By Andrew Moon, assistant professor of philosophy at Virginia Commonwealth University.
An important practice I learned while on the job market was to manage my degree of emotional investment. If you are too emotionally invested in getting some job, and you do this for many jobs, then the job market will crush you emotionally because you'll be getting the same rote rejections that everybody but 1 out of 300-400 applicants experiences. Better, I thought, to just not emotionally invest at all. Rejection is hard when you’ve emotionally invested yourself.
I thought this way for a small period of time. Then a friend noted to me that if I didn’t emotionally invest at all, then I wouldn’t put in the sort of determination and energy into my applications that they deserved. I agreed. So, what should I do?
Well, here’s what I did. There were the "schools I wasn’t particularly thrilled about but it's better to have a job than nothing" schools and the "wow schools! but I don’t have the right pedigree or publications or abilities or whatever, so they won't accept me anyway" schools. These were all worth applying to, but I normally put less emotional investment, time, and energy into those jobs. Somewhere in the middle were the jobs I would put more emotional investment into: schools I was both excited about and also thought I had a little more of a chance at getting than the rest. In the end, I’ll admit that I’d often be surprised about where I ended up actually getting an interview, and it wouldn’t always be at the schools where I put more time and energy into the application. Still, this strikes me as good advice.
Here’s another piece of advice that compares the job market and romantic relationships. Put only as much emotional investment into something (or someone) as it (or that person) has put into you. In romantic relationships, one errs when one is already daydreaming about a wedding when the person hasn't even said "Yes" to your request for a first date. And the first date is the first-round interview. If you haven't gotten an interview, then you haven't gotten to the first date.
Therefore, all schools, before a first round is offered, should have very little emotional investment from you. For nearly all of my schools at that stage, I expected rejection, and I honestly didn’t even read most rejection e-mails beyond merely seeing that I was rejected. Still, you should submit an application (i.e., ask the person out) and put in due effort while doing so! But with small emotional investment.
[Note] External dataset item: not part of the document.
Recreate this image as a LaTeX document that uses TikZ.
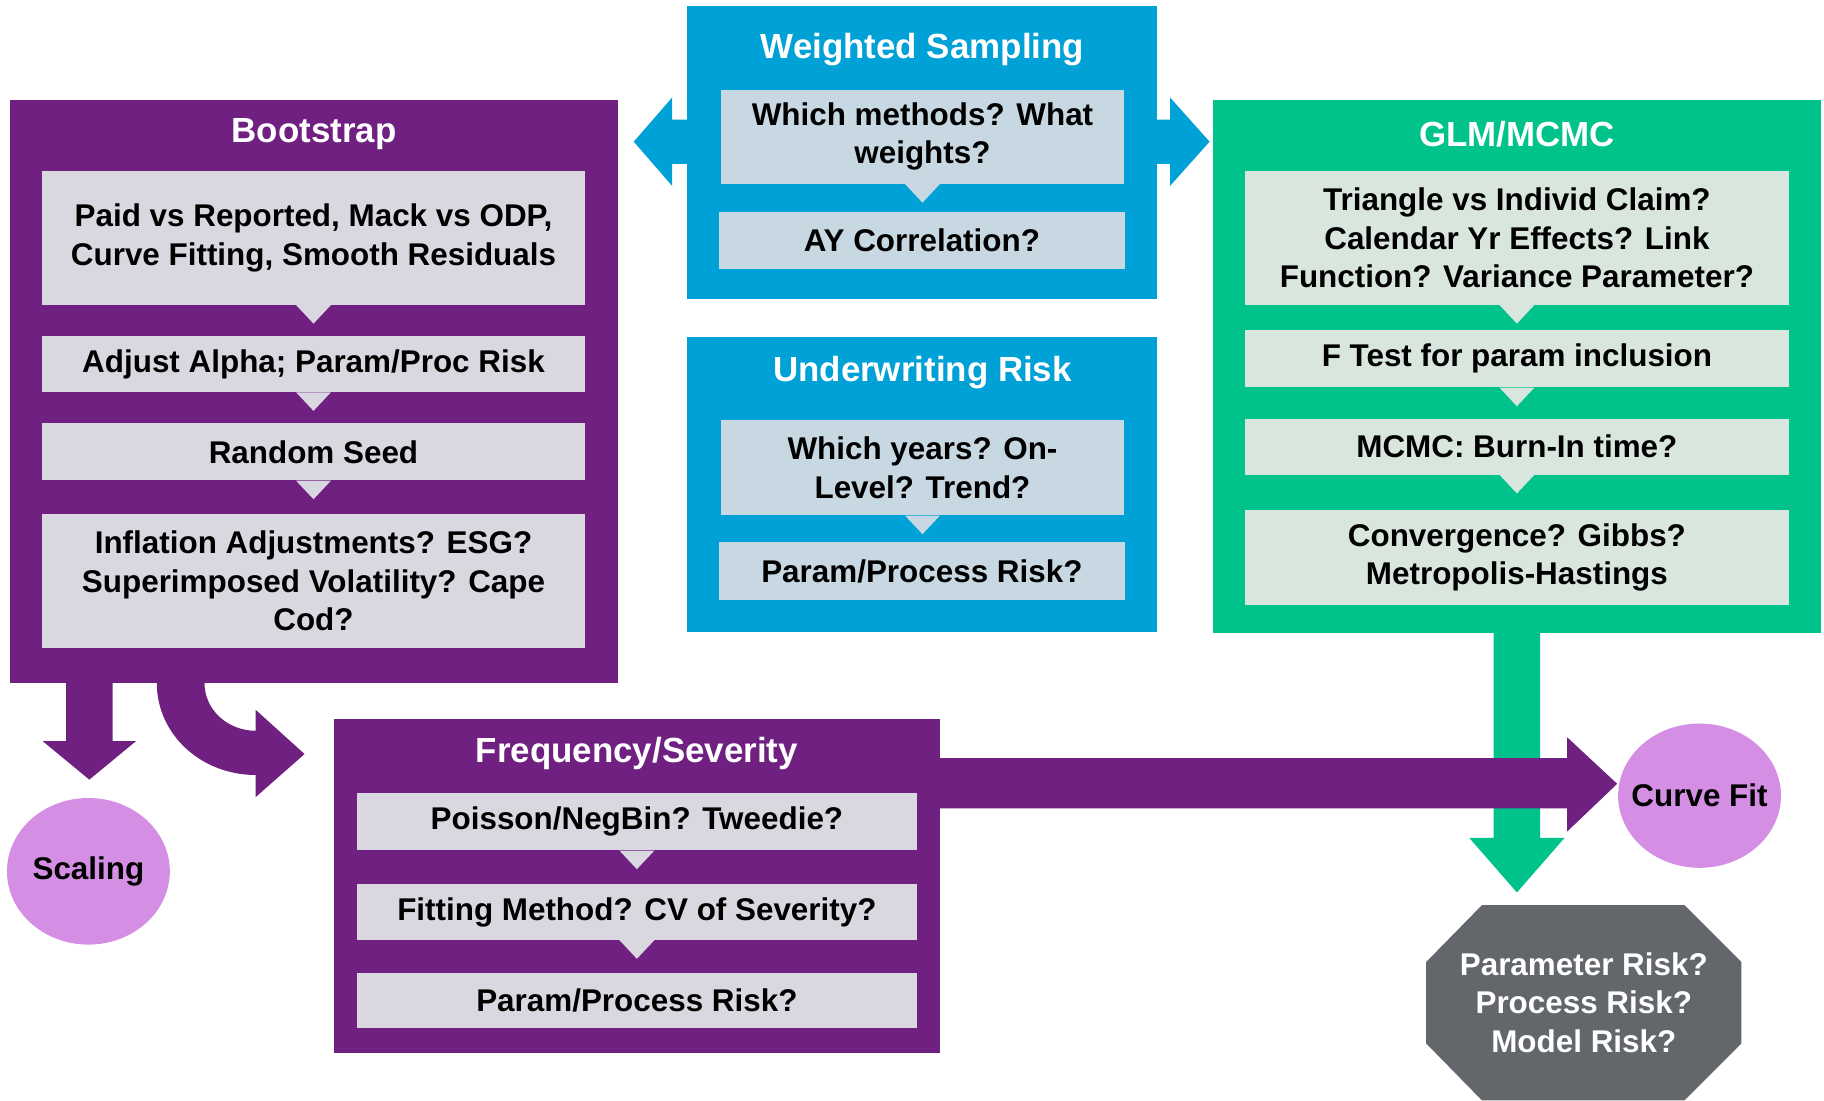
\documentclass[tikz,border=0pt]{standalone}
\usepackage{fontspec}
\setmainfont{Liberation Sans}
\usetikzlibrary{calc,shapes.geometric}

\definecolor{bspurple}{RGB}{111,32,128}
\definecolor{bsin}{RGB}{217,216,225}
\definecolor{wsblue}{RGB}{0,161,214}
\definecolor{wsin}{RGB}{200,216,226}
\definecolor{glmgreen}{RGB}{0,194,139}
\definecolor{glmin}{RGB}{216,230,222}
\definecolor{ovalpink}{RGB}{212,143,228}
\definecolor{octgray}{RGB}{99,102,107}

\tikzset{
  panel/.style={rectangle, inner sep=0pt},
  title/.style={text=white, yshift=-3pt, font=\bfseries\fontsize{30}{36}\selectfont},
  item/.style={rectangle, inner sep=0pt, align=center, font=\bfseries\fontsize{27}{33}\selectfont},
  oval/.style={ellipse, fill=ovalpink, inner sep=0pt},
  ovaltext/.style={font=\bfseries\fontsize{27}{33}\selectfont}
}

\begin{document}
\begin{tikzpicture}[x=1pt,y=-1pt]
            \useasboundingbox (0,0) rectangle (1568,946);

            % Bootstrap panel
            \node[panel, fill=bspurple, minimum width=522, minimum height=501] (bs) at (270,336.5) {};
            \node[title] (bst) at (270,112) {Bootstrap};
            \node[item, fill=bsin, minimum width=467, minimum height=115] (b1) at (269.5,204.5) {Paid vs Reported, Mack vs ODP,\\Curve Fitting, Smooth Residuals};
            \node[item, fill=bsin, minimum width=467, minimum height=48] (b2) at (269.5,313) {Adjust Alpha; Param/Proc Risk};
            \node[item, fill=bsin, minimum width=467, minimum height=49] (b3) at (269.5,388.5) {Random Seed};
            \node[item, fill=bsin, minimum width=467, minimum height=115] (b4) at (269.5,499.5) {Inflation Adjustments? ESG?\\Superimposed Volatility? Cape\\Cod?};

            % Weighted sampling panel and double arrow
            \node[panel, fill=wsblue, minimum width=404, minimum height=252] (ws) at (793,131) {};
            \fill[wsblue] ($(ws.north west)+(-46,117)$) -- ++(33,-38) -- ++(0,19) -- ++(428,0) -- ++(0,-19) -- ++(34,38) -- ++(-34,38) -- ++(0,-19) -- ++(-428,0) -- ++(0,19) -- cycle;
            \node[title] (wst) at (793,40) {Weighted Sampling};
            \node[item, fill=wsin, minimum width=346, minimum height=81] (w1) at (793,117.5) {Which methods? What\\weights?};
            \node[item, fill=wsin, minimum width=349, minimum height=49] (w2) at (792.5,206.5) {AY Correlation?};

            % Underwriting risk panel
            \node[panel, fill=wsblue, minimum width=404, minimum height=253] (uw) at (793,416.5) {};
            \node[title] (uwt) at (793,317) {Underwriting Risk};
            \node[item, fill=wsin, minimum width=346, minimum height=82] (u1) at (793,402) {Which years? On-\\Level? Trend?};
            \node[item, fill=wsin, minimum width=349, minimum height=50] (u2) at (792.5,491) {Param/Process Risk?};

            % GLM/MCMC panel
            \node[panel, fill=glmgreen, minimum width=522, minimum height=458] (glm) at (1304,315) {};
            \node[title] (glmt) at (1304,112) {GLM/MCMC};
            \node[item, fill=glmin, minimum width=468, minimum height=115] (g1) at (1304,204.5) {Triangle vs Individ Claim?\\Calendar Yr Effects? Link\\Function? Variance Parameter?};
            \node[item, fill=glmin, minimum width=468, minimum height=49] (g2) at (1304,308.5) {F Test for param inclusion};
            \node[item, fill=glmin, minimum width=468, minimum height=48] (g3) at (1304,384) {MCMC: Burn-In time?};
            \node[item, fill=glmin, minimum width=468, minimum height=82] (g4) at (1304,479) {Convergence? Gibbs?\\Metropolis-Hastings};

            % Frequency/severity panel
            \node[panel, fill=bspurple, minimum width=521, minimum height=287] (fs) at (547.5,761.5) {};
            \node[title] (fst) at (547.5,645) {Frequency/Severity};
            \node[item, fill=bsin, minimum width=481, minimum height=49] (f1) at (547.5,706.5) {Poisson/NegBin? Tweedie?};
            \node[item, fill=bsin, minimum width=481, minimum height=48] (f2) at (547.5,784) {Fitting Method? CV of Severity?};
            \node[item, fill=bsin, minimum width=481, minimum height=48] (f3) at (547.5,860) {Param/Process Risk?};

            % Little pointers between the steps
            \foreach \n/\c in {b1/bsin,b2/bsin,b3/bsin,w1/wsin,u1/wsin,g1/glmin,g2/glmin,g3/glmin,f1/bsin,f2/bsin}
              \fill[\c] ($(\n.south)+(-15,0)$) -- ($(\n.south)+(15,0)$) -- ($(\n.south)+(0,16)$) -- cycle;

            % Arrows out of bootstrap
            \fill[bspurple] ($(bs.south west)+(48,0)$) -- ++(0,50) -- ++(-20,0) -- ++(40,33) -- ++(40,-33) -- ++(-20,0) -- ++(0,-50) -- cycle;
            \fill[bspurple] ($(bs.south west)+(126,0)$) .. controls +(0,44) and +(-47,0) .. ++(85,79) -- ++(0,19) -- ++(42,-37) -- ++(-42,-38) -- ++(0,18) .. controls +(-24,0) and +(0,23) .. ++(-44,-41) -- cycle;
            \node[oval, minimum width=140, minimum height=126] (sc) at (76,749) {};
            \node[ovaltext] (sct) at (sc) {Scaling};

            % Arrow down out of GLM/MCMC
            \fill[glmgreen] ($(glm.south)+(-20,0)$) -- ++(0,176) -- ++(-21,0) -- ++(41,47) -- ++(41,-47) -- ++(-21,0) -- ++(0,-176) -- cycle;

            % Arrow to curve fit
            \fill[bspurple] ($(fs.north east)+(0,34)$) -- ++(539,0) -- ++(0,-18) -- ++(43,40) -- ++(-43,41) -- ++(0,-20) -- ++(-539,0) -- cycle;
            \node[oval, minimum width=140, minimum height=124] (cf) at (1461,684) {};
            \node[ovaltext] (cft) at (cf) {Curve Fit};

            % Risk octagon
            \fill[octgray] (1274,778) -- (1448,778) -- (1497,827) -- (1497,897) -- (1448,946) -- (1274,946) -- (1226,897) -- (1226,827) -- cycle;
            \node[item, text=white] (oc) at (1361.5,862) {Parameter Risk?\\Process Risk?\\Model Risk?};
\end{tikzpicture}
\end{document}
Only if you get that first-round interview should you start letting yourself emotionally invest to any serious degree (and you can raise the time and energy you devote to that school), but even then, it should be pretty low. You can start to ramp it up more if offered a fly-out interview.
Well, those were some thoughts about what helped me when I was on the market. Maybe they’ll help you too. Comments, disagreements, and other tips of advice are also welcome!